In mid-1978 discussions resulted in the airline being sold by James K Vedder to a group of investors from the San Diego area who believed that the deregulated airline environment would provide opportunities not before possible. Soon the lone Queen Air was retired, replaced by four twin engine Cessna 402 prop aircraft and a single twin engine Cessna 404. The route system immediately expanded to Yuma and Phoenix as well as Los Angeles International. About 1980 the airline moved its headquarters to McClellan-Palomar Airport in Carlsbad, California. Later the airline acquired the larger Embraer EMB-110 Bandeirante and Short 360 turboprop aircraft for its routes along the southern California coastal corridor in addition to Swearingen Metroliner turboprops and smaller Cessna prop aircraft. For most of the early 1980s, the airline operated flights between San Diego International Airport and Los Angeles International Airport at thirty minutes intervals throughout the day. By 1986 the airline was suffering the effects of increased competition and it ceased operations in January of that year.

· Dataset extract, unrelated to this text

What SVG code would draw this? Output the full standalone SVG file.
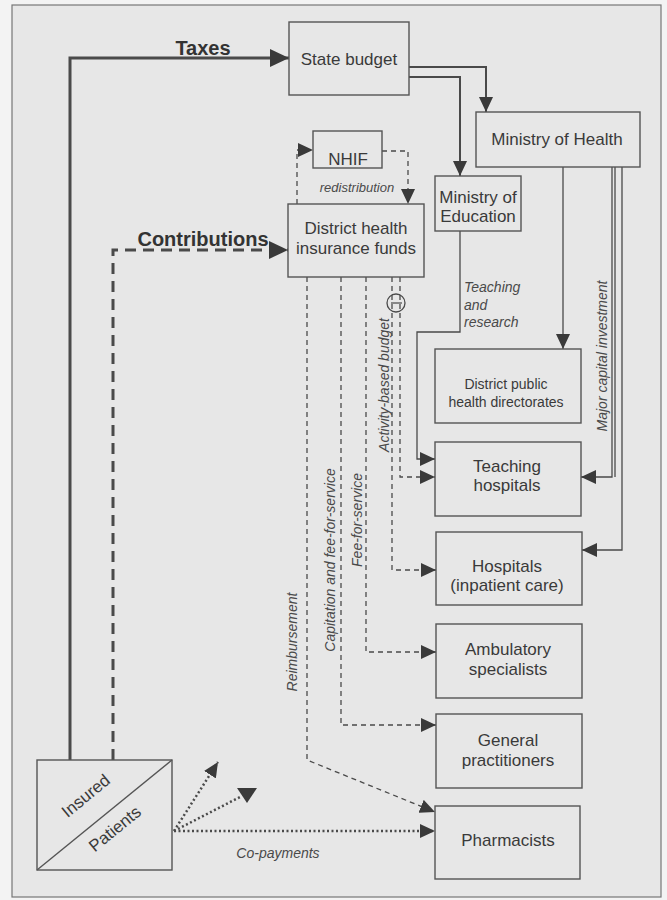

Nonstop service between the Imperial - San Diego city pair no longer exists. For several years circa 2015 SeaPort Airlines utilized the single engine turboprop Cessna Caravan 208 configured with nine seats and provided infrequent service. SeaPort left the market after a short period of operation.

==Destinations in 1979==
According to the airline's system timetable, Imperial was serving the following destinations in Arizona and California in September 1979:

- Carlsbad (CLD)
- El Centro (IPL) - Imperial's original home base
- Fullerton (FUL)
- Los Angeles (LAX)
- Phoenix (PHX)
- Riverside (RAL)
- San Diego (SAN)
- Tucson (TUS)
- Yuma (YUM)

Imperial flew between LAX and El Centro in 1967/1978 plus I was the travel manager at Mattel and our execs flew to our plant in Mexico via Imperial Airways.

==Destinations in 1984==
According to the airline's route map, Imperial was serving the following destinations in California in September 1984:

- Bakersfield (BFL)
- Carlsbad (CLD) - Imperial's home base
- Los Angeles (LAX)
- Ontario (ONT)
- Palm Springs (PSP)
- San Diego (SAN)
- San Luis Obispo (SBP)
- Santa Ana (SNA, now John Wayne Airport)
- Santa Barbara (SBA)

==Fleet==
Imperial was operating a mix of Swearingen Metroliner and Embraer EMB-110 Bandeirante turboprops as well as smaller Cessna 402 and Cessna 404 prop aircraft during the early 1980s and had earlier operated Beech 18 prop aircraft. By the mid 1980s, the airline had retired the Metroliner and Cessna aircraft and had standardized its fleet with Bandeirante and Short 360 turboprops.
The Short 360 was the largest aircraft ever operated by Imperial.